A fare chiarezza sul caso Salvini-Savoini che sta tenendo banco in questi giorni, e che è molto più grave di quello che in tanti vogliono far sembrare, ci pensa Carlo Bonini con un’accurata analisi pubblicata su Repubblica. Scrive Bonini: “Il grottesco quanto insostenibile arrocco — ‘Savoini chi?’ — in cui Matteo Salvini ha scelto consapevolmente di chiudersi di fronte al fantasma del Metropol, fuggendo al confronto parlamentare e alle domande, testimonia della disperazione dell’uomo, della sua paura”.

“Soprattutto, perché interpella il suo ruolo di ministro dell’Interno. Da tre giorni, la Rete, di cui pure Salvini ha dimostrato di conoscere la micidiale capacità di strumento del consenso, ha sepolto il suo tentativo di liquidare come un Carneade il nazista di Alassio che, per cinque anni, gli ha fatto da ambasciatore e badante a Mosca, sotto una valanga di evidenze che dimostrano il contrario. Foto. Comunicati. Post su Twitter e Facebook. Interviste”.

“Un affollato album di famiglia in cui Savoini, l’uomo che il ministro vorrebbe essersi imbucato a una riunione interministeriale a Mosca nel luglio 2018, è costantemente indicato, documentato, come il suo ‘official representative’, rappresentante ufficiale a Mosca (così lo definisce Salvini intervistato da International Affairs il 17/11/2014). Un uomo così ‘imbucato’ questo Savoini che, il 17 luglio del 2018, appena ventiquattro ore dopo quel meeting nel ministero russo dove avrebbe seduto a insaputa del ministro, twittava solenne alle 12 e 6 minuti, taggando l’interessato: ‘È stato per me un enorme piacere poter accompagnare il ministro Matteo Salvini nel corso della sua visita ufficiale a Mosca.

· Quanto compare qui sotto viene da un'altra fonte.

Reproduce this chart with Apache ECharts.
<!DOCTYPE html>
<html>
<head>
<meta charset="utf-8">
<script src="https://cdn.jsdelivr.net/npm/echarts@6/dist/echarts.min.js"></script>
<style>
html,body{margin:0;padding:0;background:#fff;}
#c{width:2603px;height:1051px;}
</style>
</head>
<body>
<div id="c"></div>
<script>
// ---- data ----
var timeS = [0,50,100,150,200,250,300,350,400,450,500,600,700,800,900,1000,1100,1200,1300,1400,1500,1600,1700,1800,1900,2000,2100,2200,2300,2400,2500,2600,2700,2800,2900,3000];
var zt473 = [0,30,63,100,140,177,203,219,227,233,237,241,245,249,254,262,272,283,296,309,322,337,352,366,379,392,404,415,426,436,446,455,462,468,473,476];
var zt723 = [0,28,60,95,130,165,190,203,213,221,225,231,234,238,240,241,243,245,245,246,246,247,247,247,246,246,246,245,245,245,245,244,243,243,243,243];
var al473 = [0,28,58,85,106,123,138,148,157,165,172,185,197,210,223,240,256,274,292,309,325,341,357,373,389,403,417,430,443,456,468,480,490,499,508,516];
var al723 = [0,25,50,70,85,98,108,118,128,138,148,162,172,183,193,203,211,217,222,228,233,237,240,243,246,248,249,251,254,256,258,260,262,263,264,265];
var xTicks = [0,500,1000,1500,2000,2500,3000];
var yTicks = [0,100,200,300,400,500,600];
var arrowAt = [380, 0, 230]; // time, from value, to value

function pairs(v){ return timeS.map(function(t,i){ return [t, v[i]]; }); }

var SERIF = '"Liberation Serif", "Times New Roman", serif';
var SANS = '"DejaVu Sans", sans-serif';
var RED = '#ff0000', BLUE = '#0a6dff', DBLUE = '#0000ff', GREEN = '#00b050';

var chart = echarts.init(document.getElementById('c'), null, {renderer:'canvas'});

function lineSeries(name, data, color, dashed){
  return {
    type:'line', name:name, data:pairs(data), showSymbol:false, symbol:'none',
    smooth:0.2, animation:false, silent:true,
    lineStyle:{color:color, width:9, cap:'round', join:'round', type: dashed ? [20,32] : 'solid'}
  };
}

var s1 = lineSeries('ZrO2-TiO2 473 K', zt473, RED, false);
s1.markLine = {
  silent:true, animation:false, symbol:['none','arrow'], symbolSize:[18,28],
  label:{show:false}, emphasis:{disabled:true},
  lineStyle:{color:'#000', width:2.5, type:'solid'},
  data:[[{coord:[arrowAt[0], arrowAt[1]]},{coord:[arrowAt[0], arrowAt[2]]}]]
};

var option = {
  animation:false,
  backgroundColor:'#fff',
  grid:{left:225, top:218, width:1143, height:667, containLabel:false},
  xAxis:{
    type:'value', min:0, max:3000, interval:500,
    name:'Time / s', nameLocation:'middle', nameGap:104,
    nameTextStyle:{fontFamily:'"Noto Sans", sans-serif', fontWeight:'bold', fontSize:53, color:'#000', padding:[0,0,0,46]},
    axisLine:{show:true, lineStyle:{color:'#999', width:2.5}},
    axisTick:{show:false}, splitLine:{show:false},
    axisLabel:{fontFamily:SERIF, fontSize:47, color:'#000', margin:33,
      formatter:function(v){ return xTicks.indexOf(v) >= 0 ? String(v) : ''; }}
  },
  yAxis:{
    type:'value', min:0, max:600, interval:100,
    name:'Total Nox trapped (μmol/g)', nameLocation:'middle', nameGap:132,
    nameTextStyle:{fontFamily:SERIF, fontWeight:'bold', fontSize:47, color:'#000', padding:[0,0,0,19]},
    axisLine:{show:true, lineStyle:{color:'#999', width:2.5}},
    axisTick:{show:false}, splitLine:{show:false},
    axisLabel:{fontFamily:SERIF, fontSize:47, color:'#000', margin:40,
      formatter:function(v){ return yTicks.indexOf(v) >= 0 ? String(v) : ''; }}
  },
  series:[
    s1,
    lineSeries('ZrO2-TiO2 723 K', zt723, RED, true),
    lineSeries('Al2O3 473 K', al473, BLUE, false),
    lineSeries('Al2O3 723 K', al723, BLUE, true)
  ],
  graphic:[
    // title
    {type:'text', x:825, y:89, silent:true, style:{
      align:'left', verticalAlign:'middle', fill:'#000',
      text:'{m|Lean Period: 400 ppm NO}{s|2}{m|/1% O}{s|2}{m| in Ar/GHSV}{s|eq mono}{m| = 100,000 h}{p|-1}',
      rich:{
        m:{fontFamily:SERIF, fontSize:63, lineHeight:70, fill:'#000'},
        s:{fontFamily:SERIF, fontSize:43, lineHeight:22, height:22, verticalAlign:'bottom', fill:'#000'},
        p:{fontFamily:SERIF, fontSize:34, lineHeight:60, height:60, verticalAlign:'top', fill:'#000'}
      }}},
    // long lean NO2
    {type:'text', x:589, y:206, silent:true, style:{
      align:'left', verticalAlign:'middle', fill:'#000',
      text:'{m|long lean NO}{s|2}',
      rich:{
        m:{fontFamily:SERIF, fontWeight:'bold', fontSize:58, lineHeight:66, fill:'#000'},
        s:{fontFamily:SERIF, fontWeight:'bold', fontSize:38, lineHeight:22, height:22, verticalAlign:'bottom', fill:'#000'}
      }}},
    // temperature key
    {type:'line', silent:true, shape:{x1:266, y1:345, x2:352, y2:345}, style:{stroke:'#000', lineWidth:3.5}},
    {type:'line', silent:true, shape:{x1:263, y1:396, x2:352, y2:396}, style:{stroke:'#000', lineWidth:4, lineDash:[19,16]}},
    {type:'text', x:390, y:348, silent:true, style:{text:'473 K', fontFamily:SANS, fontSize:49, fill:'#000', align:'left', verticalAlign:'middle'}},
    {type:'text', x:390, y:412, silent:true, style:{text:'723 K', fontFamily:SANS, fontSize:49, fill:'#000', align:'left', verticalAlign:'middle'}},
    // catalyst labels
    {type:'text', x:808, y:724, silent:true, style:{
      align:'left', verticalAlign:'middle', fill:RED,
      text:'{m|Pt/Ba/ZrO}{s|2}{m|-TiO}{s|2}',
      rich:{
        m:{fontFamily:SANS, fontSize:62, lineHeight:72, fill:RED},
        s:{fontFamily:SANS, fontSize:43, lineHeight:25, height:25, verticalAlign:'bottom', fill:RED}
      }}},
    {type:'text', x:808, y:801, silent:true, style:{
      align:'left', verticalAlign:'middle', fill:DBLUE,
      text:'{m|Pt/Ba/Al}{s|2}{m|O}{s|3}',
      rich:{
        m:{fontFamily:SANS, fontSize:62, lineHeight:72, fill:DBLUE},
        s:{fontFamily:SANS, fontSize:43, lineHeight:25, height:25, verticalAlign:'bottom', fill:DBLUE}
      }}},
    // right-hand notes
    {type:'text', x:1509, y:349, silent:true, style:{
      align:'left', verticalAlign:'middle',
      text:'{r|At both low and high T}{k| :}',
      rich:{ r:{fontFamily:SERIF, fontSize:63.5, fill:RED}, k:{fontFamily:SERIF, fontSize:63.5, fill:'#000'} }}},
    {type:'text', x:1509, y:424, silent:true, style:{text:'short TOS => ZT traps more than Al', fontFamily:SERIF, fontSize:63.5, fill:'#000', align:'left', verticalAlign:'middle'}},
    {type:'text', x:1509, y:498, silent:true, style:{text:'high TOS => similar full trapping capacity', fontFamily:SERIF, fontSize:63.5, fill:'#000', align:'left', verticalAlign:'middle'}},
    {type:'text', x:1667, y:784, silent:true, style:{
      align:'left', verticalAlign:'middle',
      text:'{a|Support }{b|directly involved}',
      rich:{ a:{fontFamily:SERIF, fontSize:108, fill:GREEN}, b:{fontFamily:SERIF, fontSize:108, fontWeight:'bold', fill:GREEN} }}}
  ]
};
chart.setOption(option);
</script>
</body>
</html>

Proprio nel giorno in cui a Helsinki Putin e Trump confermavano la nostra linea di dialogo'”.

“A Salvini non sfuggirà oggi e non sarà sfuggito allora che il linguaggio è importante. “Visita ufficiale”. “Nostra linea di dialogo”. Se era un imbucato, avrebbe dovuto dargli dell’imbroglione allora. A maggior ragione dovrebbe farlo oggi. Al contrario, il ministro dell’Interno tace. Come un ministro qualunque della seconda repubblica”.

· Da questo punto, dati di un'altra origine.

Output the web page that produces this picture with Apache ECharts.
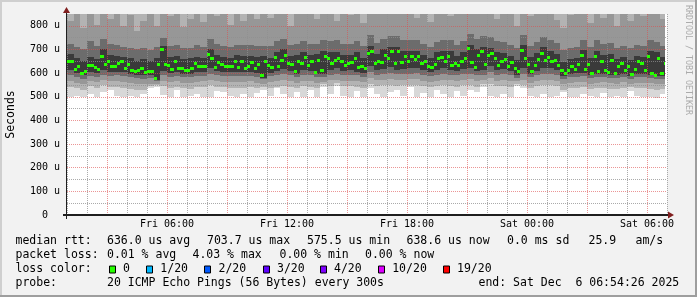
<!DOCTYPE html>
<html><head><meta charset="utf-8">
<script src="https://cdn.jsdelivr.net/npm/echarts@6/dist/echarts.min.js"></script>
<style>html,body{margin:0;padding:0;background:#F2F2F2}#c{width:697px;height:297px}</style>
</head><body><div id="c"></div>
<script>
// ---- data (hours counted from Fri 00:00) ----
const startHour = 1;          // Fri 01:00
const endHour = 31;           // Sat 07:00
const dataEndHour = 30.9;     // Sat 06:54
const medianStepMin = 10;
const smokeStepMin = 20;
const yMaxUs = 850;

const xTickHours = [6, 12, 18, 24, 30];
const xTickLabels = ['Fri 06:00', 'Fri 12:00', 'Fri 18:00', 'Sat 00:00', 'Sat 06:00'];
const yTickValues = [0, 100, 200, 300, 400, 500, 600, 700, 800];
const yTickLabels = ['0  ', '100 u', '200 u', '300 u', '400 u', '500 u', '600 u', '700 u', '800 u'];

// median rtt (us), one value per 10 minutes
const medianRtt = [
650,650,615,630,598,605,634,634,623,617,
672,636,650,627,628,641,648,620,637,609,
606,609,620,603,606,606,578,637,701,637,
634,615,650,620,618,609,609,620,640,627,
627,630,679,662,625,645,637,627,627,630,
650,623,648,620,627,645,620,637,592,650,
634,623,665,627,655,673,641,637,606,650,
641,665,631,650,603,655,609,669,662,642,
655,662,648,634,641,645,662,623,630,620,
683,690,641,650,645,676,662,690,641,690,
645,669,650,669,659,669,641,648,627,625,
637,662,665,650,669,634,641,634,650,662,
704,646,625,676,690,635,673,683,660,634,
650,656,630,645,620,605,697,660,637,606,
631,659,683,655,665,650,655,634,613,600,
609,630,615,637,673,615,637,598,669,606,
650,610,603,655,600,627,641,611,627,594,
615,648,641,610,669,598,592,662,598,641];

// smoke band edges (us), one value per 20 minutes
const smokeALo = [
500,505,498,510,500,520,530,502,498,505, 500,512,535,540,508,500,528,498,505,510,
500,498,525,520,503,498,510,500,515,530, 505,535,510,500,520,500,530,498,540,510,
545,505,500,525,500,535,510,498,520,530, 505,540,500,515,500,530,510,500,525,505,
530,520,540,505,498,510,500,545,535,505, 500,512,498,505,520,500,498,510,503,500,
515,498,505,500,525,505,498,500,495,510];
const smokeBLo = [
540,535,530,545,538,548,542,540,536,532, 528,530,545,550,545,538,540,535,534,540,
542,548,542,540,538,538,536,540,535,542, 538,542,546,542,536,544,542,536,552,546,
558,544,544,542,538,552,546,548,550,546, 548,550,550,544,540,544,548,546,542,548,
550,542,555,552,544,546,542,556,548,536, 544,548,548,544,530,535,538,540,532,536,
538,534,532,536,540,535,536,534,530,532];
const smokeCLo = [
565,560,555,565,562,570,566,565,563,560, 556,554,555,556,568,562,566,560,558,564,
565,572,566,564,563,562,562,565,560,555, 562,566,570,566,560,568,566,560,562,570,
572,568,568,566,562,578,570,572,575,572, 572,574,575,568,564,568,572,570,566,572,
574,566,570,578,568,570,566,566,572,560, 568,572,572,568,555,560,562,564,556,560,
562,558,556,562,554,560,560,558,554,556];
const smokeCHi = [
820,850,790,860,805,860,830,850,800,845, 780,820,860,800,860,840,860,795,830,860,
815,860,840,860,805,850,820,860,830,860, 835,860,860,800,860,850,860,830,860,860,
820,860,845,860,810,860,860,860,860,850, 860,860,835,860,815,860,860,840,860,860,
860,860,860,860,830,860,850,800,860,840, 860,860,860,825,790,845,860,860,810,860,
835,860,800,850,820,860,840,860,860,830];
const smokeDLo = [
590,585,575,588,585,592,588,590,586,582, 578,576,578,565,590,584,588,582,582,588,
588,598,590,588,588,586,586,588,584,574, 586,590,596,590,582,592,590,582,584,594,
598,592,592,590,585,605,594,596,602,595, 596,598,600,592,588,592,598,594,590,596,
598,590,594,605,592,596,590,580,598,582, 592,598,598,592,576,582,584,586,578,582,
584,580,578,584,574,584,584,578,574,576];
const smokeDHi = [
725,710,700,735,715,745,725,720,712,708, 700,705,698,710,750,715,720,705,708,718,
712,745,722,715,712,720,718,720,715,716, 714,735,745,720,722,735,722,725,738,735,
738,722,724,735,714,760,728,745,755,755, 740,742,740,725,712,732,738,740,720,735,
765,745,755,752,735,730,718,705,760,715, 730,752,738,728,698,708,712,742,712,738,
722,726,705,715,705,718,715,738,732,715];
const smokeELo = [
615,600,590,605,600,612,605,606,603,598, 592,590,592,572,610,600,604,596,596,606,
606,620,608,606,606,604,604,606,600,580, 602,608,618,610,596,612,608,595,598,615,
620,610,612,605,600,630,615,618,625,615, 618,620,622,612,604,612,620,614,610,618,
622,608,615,630,612,618,608,592,620,596, 610,622,620,612,588,596,600,602,590,596,
598,592,590,598,586,598,598,590,586,588];
const smokeEHi = [
680,665,650,670,660,700,675,672,668,664, 652,658,650,662,715,668,672,660,662,668,
664,700,675,668,664,675,672,672,668,672, 666,690,700,672,675,690,676,680,692,690,
690,675,676,688,665,715,680,700,712,712, 695,695,695,678,662,688,692,695,672,690,
720,700,712,708,690,685,672,655,720,668, 685,710,692,680,648,660,665,698,665,692,
675,680,658,668,655,672,668,692,688,668];

// legend texts
const statsRtt = ['636.0 us avg', '703.7 us max', '575.5 us min', '638.6 us now', '0.0 ms sd', '25.9', 'am/s'];
const statsLoss = ['0.01 % avg', '4.03 % max', '0.00 % min', '0.00 % now'];
const lossLabels = ['0', '1/20', '2/20', '3/20', '4/20', '10/20', '19/20'];
const lossColors = ['#26ff00', '#00b8ff', '#0059ff', '#5e00ff', '#7e00ff', '#dd00ff', '#ff0000'];
const probeText = '20 ICMP Echo Pings (56 Bytes) every 300s';
const endText = 'end: Sat Dec  6 06:54:26 2025';

// ---- layout / style ----
const W = 697, H = 297;
const gL = 67, gT = 14, gW = 600, gH = 201;
const MONO = '"DejaVu Sans Mono", monospace';
const legendFont = '11.5px ' + MONO;
const minorGrid = 'rgba(143,143,143,0.75)';
const majorGrid = 'rgba(222,79,79,0.6)';
const arrowColor = '#801F1F';
const axisColor = '#1F1F1F';
const bandColors = ['#D8D8D8', '#B3B3B3', '#979797', '#6C6C6C', '#3A3A3A'];

function blocks(stepMin, n) {
  const out = [];
  for (let j = 0; j < n; j++) {
    const t0 = startHour + j * stepMin / 60;
    out.push([t0, Math.min(t0 + stepMin / 60, dataEndHour)]);
  }
  return out;
}
const smokeBlocks = blocks(smokeStepMin, smokeALo.length);
const medBlocks = blocks(medianStepMin, medianRtt.length);

function band(lo, hi) {
  return lo.map((v, j) => [smokeBlocks[j][0], smokeBlocks[j][1], v, hi ? hi[j] : yMaxUs]);
}
const bands = [
  band(smokeALo, null), band(smokeBLo, null), band(smokeCLo, smokeCHi),
  band(smokeDLo, smokeDHi), band(smokeELo, smokeEHi)
];

function rectRender(color) {
  return function (params, api) {
    const x0 = Math.round(api.coord([api.value(0), api.value(2)])[0]);
    const x1 = Math.round(api.coord([api.value(1), api.value(2)])[0]);
    const yb = Math.round(api.coord([api.value(0), api.value(2)])[1]);
    const yt = Math.round(api.coord([api.value(0), Math.min(api.value(3), yMaxUs)])[1]);
    return { type: 'rect', shape: { x: x0, y: yt, width: x1 - x0, height: yb - yt }, style: { fill: color } };
  };
}

const series = bands.map((d, i) => ({
  type: 'custom', data: d, z: 2, silent: true, animation: false,
  encode: { x: [0, 1], y: [2, 3] }, renderItem: rectRender(bandColors[i])
}));
series.push({
  type: 'custom', z: 5, silent: true, animation: false,
  data: medianRtt.map((v, k) => [medBlocks[k][0], medBlocks[k][1], v]),
  encode: { x: [0, 1], y: 2 },
  renderItem: function (params, api) {
    const x0 = Math.round(api.coord([api.value(0), api.value(2)])[0]);
    const x1 = Math.round(api.coord([api.value(1), api.value(2)])[0]);
    const y = Math.round(api.coord([api.value(0), api.value(2)])[1] - 1.5);
    return { type: 'rect', shape: { x: x0, y: y, width: x1 - x0, height: 3 }, style: { fill: lossColors[0] } };
  }
});

// ---- graphics: frame, axes, arrows, legend ----
const g = [];
g.push({ type: 'rect', shape: { x: 0, y: 0, width: W, height: 2 }, style: { fill: '#CFCFCF' }, z: 1 });
g.push({ type: 'rect', shape: { x: 0, y: 0, width: 2, height: H }, style: { fill: '#CFCFCF' }, z: 1 });
g.push({ type: 'rect', shape: { x: 0, y: H - 2, width: W, height: 2 }, style: { fill: '#9E9E9E' }, z: 1 });
g.push({ type: 'rect', shape: { x: W - 2, y: 0, width: 2, height: H }, style: { fill: '#9E9E9E' }, z: 1 });
const y0 = gT + gH;
g.push({ type: 'rect', shape: { x: gL - 1, y: gT - 1, width: 1, height: gH + 5 }, style: { fill: axisColor }, z: 20 });
g.push({ type: 'rect', shape: { x: gL - 4, y: y0 - 1, width: gW + 5, height: 2 }, style: { fill: axisColor }, z: 20 });
g.push({ type: 'polygon', shape: { points: [[gL - 4, gT - 1], [gL + 3, gT - 1], [gL - 0.5, gT - 7]] }, style: { fill: arrowColor }, z: 21 });
g.push({ type: 'polygon', shape: { points: [[gL + gW + 1, y0 - 3.5], [gL + gW + 1, y0 + 3.5], [gL + gW + 7, y0]] }, style: { fill: arrowColor }, z: 21 });

function txt(s, x, y, font, fill, extra) {
  g.push(Object.assign({ type: 'text', x: x, y: y, z: 30, silent: true,
    style: { text: s, font: font, fill: fill || '#000', verticalAlign: 'middle', align: 'left' } }, extra || {}));
}
// y axis unit
g.push({ type: 'text', x: 11, y: gT + gH / 2, rotation: Math.PI / 2, z: 30,
  style: { text: 'Seconds', font: legendFont, fill: '#000', align: 'center', verticalAlign: 'middle' } });
// watermark
g.push({ type: 'text', x: 688, y: 60, rotation: -Math.PI / 2, z: 30,
  style: { text: 'RRDTOOL / TOBI OETIKER', font: '8.3px ' + MONO, fill: '#ABABAB', align: 'center', verticalAlign: 'middle' } });

const rows = [241.5, 255.5, 269.5, 283.5];
txt('median rtt:', 15.5, rows[0], legendFont);
[107, 207, 307, 406.5, 507, 588.5, 635.5].forEach((x, i) => txt(statsRtt[i], x, rows[0], legendFont));
txt('packet loss:', 15.5, rows[1], legendFont);
[107, 192.5, 279.5, 365].forEach((x, i) => txt(statsLoss[i], x, rows[1], legendFont));
txt('loss color:', 15.5, rows[2], legendFont);
[108.5, 145.8, 204, 262.5, 319.5, 377.7, 442.5].forEach((x, i) => {
  g.push({ type: 'rect', z: 30, shape: { x: Math.round(x) + 0.5, y: 266, width: 6, height: 7 },
    style: { fill: lossColors[i], stroke: '#000', lineWidth: 1 } });
  txt(lossLabels[i], x + 14.5, rows[2], legendFont);
});
txt('probe:', 15.5, rows[3], legendFont);
txt(probeText, 107, rows[3], legendFont);
txt(endText, 478.5, rows[3], legendFont);

const chart = echarts.init(document.getElementById('c'), null, { renderer: 'canvas' });
chart.setOption({
  animation: false,
  backgroundColor: '#F2F2F2',
  grid: { left: gL, top: gT, width: gW, height: gH, show: true, backgroundColor: '#FFFFFF', borderWidth: 0 },
  xAxis: {
    type: 'value', min: startHour, max: endHour, interval: 1, z: 3,
    axisLine: { show: false }, axisTick: { show: false },
    axisLabel: {
      margin: 4, color: '#000', fontFamily: MONO, fontSize: 10,
      formatter: v => { const i = xTickHours.indexOf(Math.round(v)); return i >= 0 ? xTickLabels[i] : ''; }
    },
    splitLine: { show: true, lineStyle: { color: [minorGrid, minorGrid, majorGrid], width: 1, type: [1, 1] } }
  },
  yAxis: {
    type: 'value', min: 0, max: yMaxUs, interval: 50, z: 3,
    axisLine: { show: false }, axisTick: { show: false },
    axisLabel: {
      margin: 7, color: '#000', fontFamily: MONO, fontSize: 10,
      formatter: v => { const i = yTickValues.indexOf(Math.round(v)); return i >= 0 ? yTickLabels[i] : ''; }
    },
    splitLine: { show: true, showMaxLine: false, lineStyle: { color: [majorGrid, minorGrid], width: 1, type: [1, 1] } }
  },
  series: series,
  graphic: g
});
</script></body></html>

“Preferisce passare per uno smemorato bontempone amante della vodka e ignaro di chi si porti dietro in un vertice internazionale piuttosto che provare a dare una ragionevole spiegazione del suo legame con ‘Savoini chi?’. Preferisce accartocciare la reputazione internazionale del Paese, la sua affidabilità nel sistema delle alleanze atlantiche ed europee. Forte della cinica consapevolezza che, nell’anomalia italiana, l’alleato a cinque stelle lo coprirà, e con lui il Premier”.

“In barba a qualsiasi standard proprio di in una democrazia parlamentare occidentale, dove un ministro che non sa chi si porta dietro a un vertice internazionale sarebbe messo rapidamente alla porta per manifesta incapacità. Salvini non è tuttavia uno sciocco. E se ha deciso consapevolmente di infilarsi in questo calvario è perché ragionevolmente la posta è altissima”.

“Perché ‘Savoini chi?’ non è evidentemente uomo che possa gettare a mare senza pagare un prezzo incalcolabile. Prova ne sia che il 7 giugno dello scorso anno, alla festa per la Giornata della Russia nell’ambasciata della Federazione a Roma, tra gli invitati che si aggiravano intorno al ministro non c’era solo Savoini, ma anche l’avvocato massone Gianluca Meranda, il ‘secondo uomo’ del Metropol”.

“Un’altra sfortunata coincidenza. Che per altro promette di non essere l’ultima. Se è vero che anche l’identità del terzo e ultimo italiano nell’hotel è un segreto con le ore contate. E – a quanto pare – di una qualche rilevanza politica”.